‘Don’t Worry Darling,’ We’ll Explain That Twisted Ending And What It All Means

Warning: spoilers for Don’t Worry Darling ahead.

Despite all of the bizarre drama surrounding the movie (we don’t have to get into that again) Don’t Worry Darling is still an interesting movie with some classic twists and turns that are mostly redeemed by Florence Pugh’s performance. The movie quietly appeared on HBO Max this week, so maybe you decided to sit down and watch it before realizing that it’s a little hard to follow. It’s okay! A lot of people thought that! So here is a quick explainer of what exactly went down on the screen (if you want off-screen drama, here you go).

The movie follows Jack and Alice, (portrayed by Harry Styles and Pugh) a young married couple who live a picturesque life in some 1950s-adjacent utopia known as The Victory Project, where the husbands work and the wives survive on gossip, sex, and martinis. Alice begins to worry about her neighbor friend Margaret who seems to think that The Victory Project is not as perfect as it appears, though her claims are quickly dismissed by the men in the community.

But things get even stranger for Alice, who begins to hallucinate various scenes in a past life, while being constantly gaslighted by the men in the neighborhood. It’s revealed that The Victory Project is actually a simulation that Jack forced her into so they could have “the perfect life.” Jack claims that he did it for her, though it’s also revealed that he is just a Regular Unemployed Millennial who listens to podcasts and does not have a British accent, so he is clearly not the perfect husband that he appeared to be. Instead, he has Alice hooked up to wires (the technology is…unclear) in order to get her to play into his fantasy.
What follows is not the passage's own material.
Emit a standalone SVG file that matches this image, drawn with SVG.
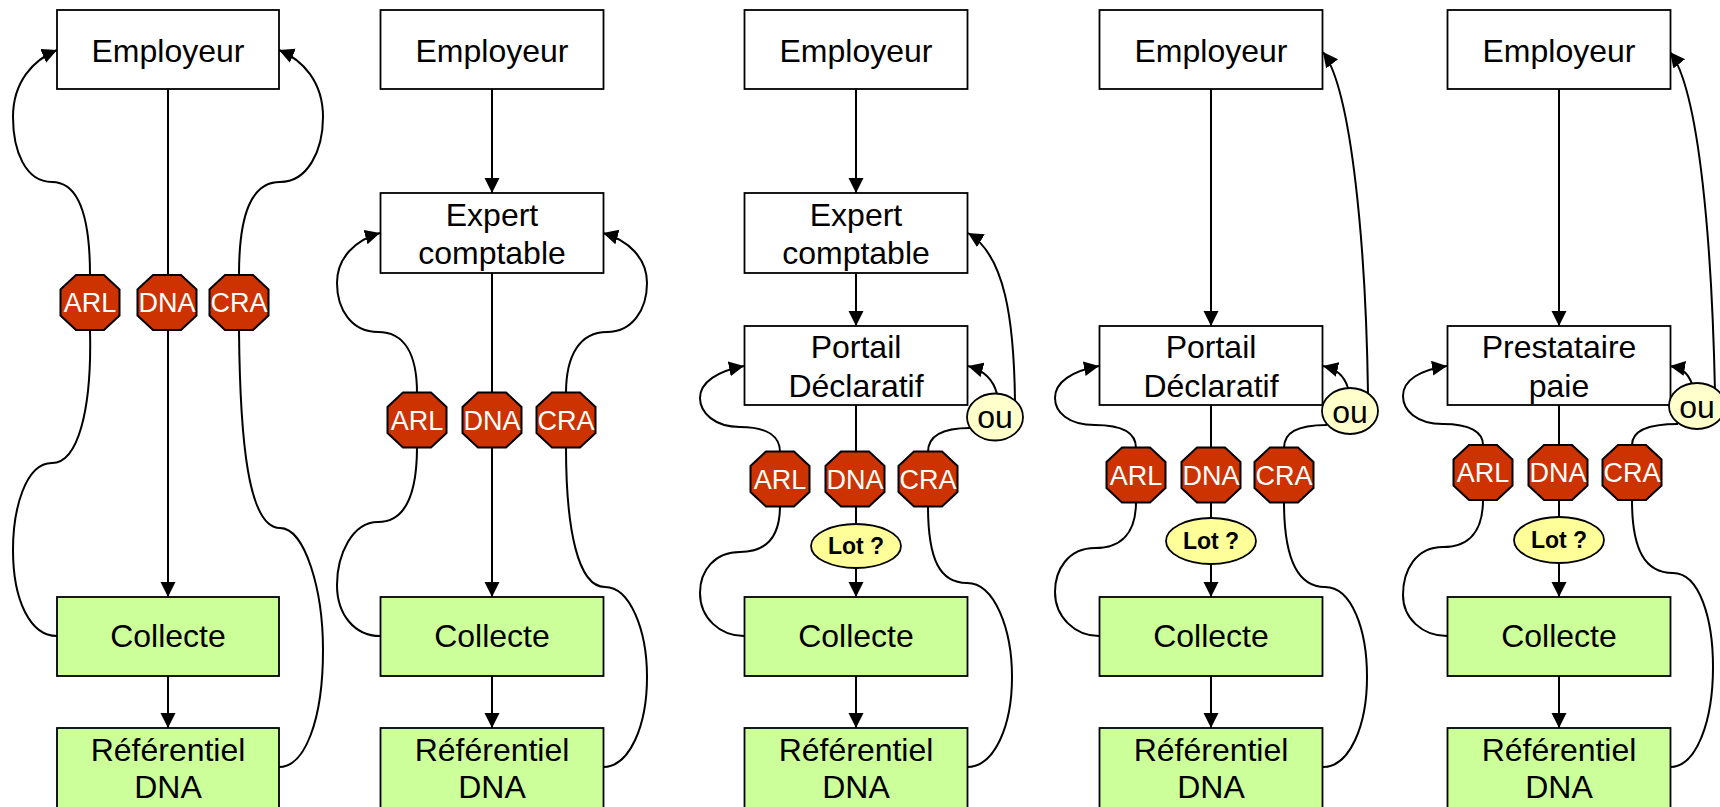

The movie plays out a bit like a Matrix situation, though without Keanu Reeves, so it’s just not quite as good and the imagery is a little muddled. Still, it was certainly a twist!

Alice’s friend Bunny (director Olivia Wilde) says that she knows the world is a simulation, though she stays there so she can reunite with her kids, who have died in the “real world.” Alice is determined to get out of the simulation, and eventually strangles her husband before gasping awake. And that’s…it. So what does it mean?

In the original ending, there is a newspaper clipping that shows Alice’s obituary, implying that Jack faked her death so that he could keep her away from her real life where she was a successful doctor. That bit was scrapped, so we don’t really know what happened between Jack and Alice in the “real” world.

It seems that Wilde was trying to make some sort of comment about abuse and relationships with controlling men, which is interesting since Shia LeBeouf was originally attached to star, though that clearly didn’t work out well. Wilde has since said that the Victory men are basically incels anyway, and the movie and its ending were supposed to highlight how dangerous they can be.

It’s unfortunate that the movie became overshadowed by, uh, a lot of stuff, because the movie definitely had some potential. Still, without Keanu Reeves, any type of simulation movie just feels empty!